It’s not lost on Rabbi Yaakov Kaplan that the menorah lighting in Baltimore on Sunday evening was much like the one planned for Sydney, Australia’s Bondi Beach.
Kaplan, who leads Chabad of South Baltimore, knew one of the 15 people killed at the Australian Hanukkah celebration where two gunmen opened fire. His colleague, Rabbi Eli Schlanger of Chabad Bondi, had visited Maryland over the summer to celebrate the opening of a Chabad center in Harford County, Kaplan said.
Schlanger “dedicated his life to lifting others up, and he was shot down by evil terrorists,” Kaplan said at the annual Esther Ann Menorah lighting at the Inner Harbor.
The terrorists “chose Australia, one of the first places in the world to light the Hanukkah candles, because the message was meant to travel worldwide, a message of fear,” Kaplan said. “But they misunderstood who they were dealing with, because we are literally celebrating a holiday that was born out of devastation, a people who had every reason to give up and instead searched extensively for a single point of light.”
The Inner Harbor crowd was small but enthusiastic, bundled up and dancing as the temperature dropped to 20 degrees. Some attendees noshed on doughnuts as kids ran around with light-up dreidels and glow sticks. There was a heavy police presence.
Kaplan said he hoped residents left the event feeling “a reinvigoration of the spirit and the excitement that they had before they saw the news.”
Kaplan lit the menorah with Mayor Brandon Scott and City Council President Zeke Cohen, who both condemned the Sydney attack as hateful. Scott said the tragedy was compounded by news of a shooting at Brown University and the fatal shooting of a 14-year-old boy in the Morrell Park neighborhood over the weekend.
“When we hear the things that we heard about last night ... our hearts break for those victims and their loved ones, but we never lose our light,” Scott said.

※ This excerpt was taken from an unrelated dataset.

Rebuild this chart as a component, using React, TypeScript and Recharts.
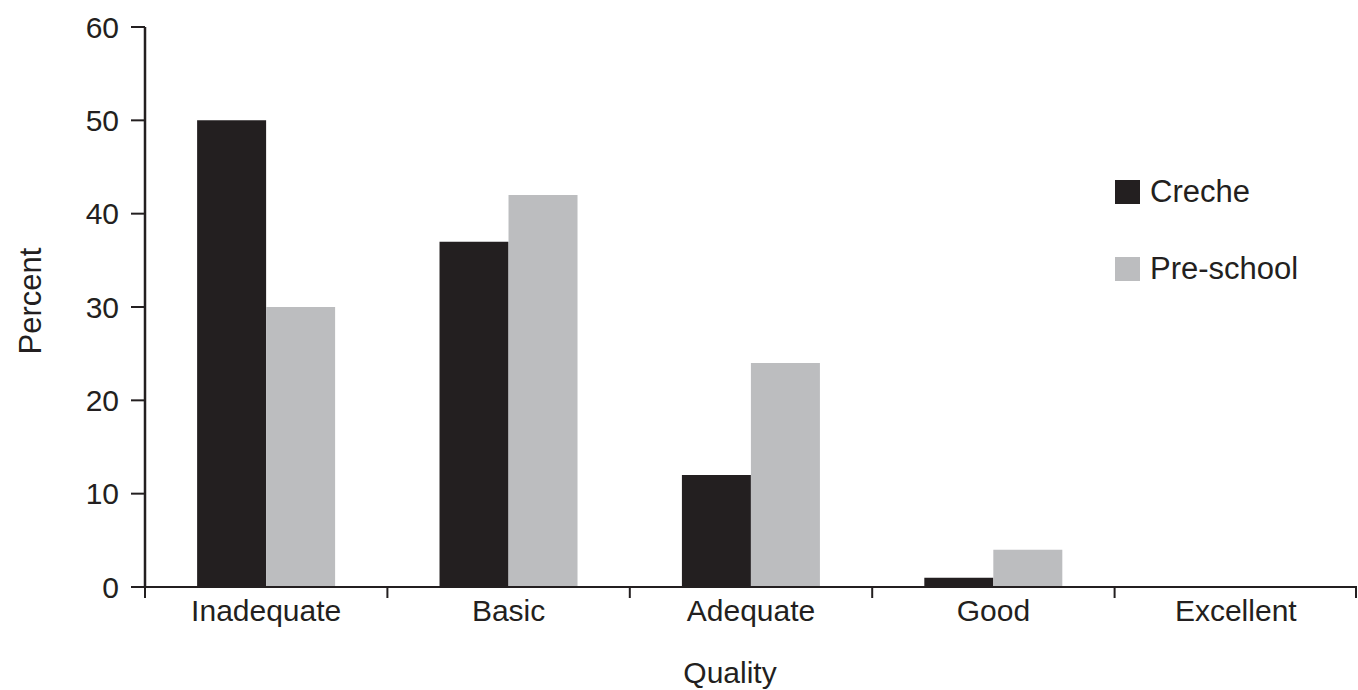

Cohen, who is Jewish, said he spent part of the last week having a Nazi insignia removed from a local billboard. He called for unity amid rising antisemitism and other forms of bigotry across the nation and the world.
Since President Donald Trump’s second term began in January, his administration has investigated dozens of colleges and universities for alleged antisemitism. Federal officials also launched an investigation into Baltimore City schools over the summer after an Anti-Defamation League complaint accused school officials of ignoring incidents of discrimination and harassment.
The massacre at one of Australia’s most popular and iconic beaches followed a wave of antisemitic attacks that has roiled the country over the past year, although authorities didn’t suggest those episodes and Sunday’s shooting were connected. It is the deadliest shooting in almost three decades in a country with strict gun control laws.
Howard Libit, the executive director of the Baltimore Jewish Council, said it was “remarkably painful” to wake up to news of the massacre Sunday morning. Shortly after, he attended Gov. Wes Moore’s Hanukkah brunch, where local leaders expressed outrage and heartbreak over the attack.
“It’s important for us to show up and to continue to be willing to live our lives Jewishly and proudly,” Libit said. “We’re not going to be intimidated. We’re not going to hide.”
The Associated Press contributed to this article.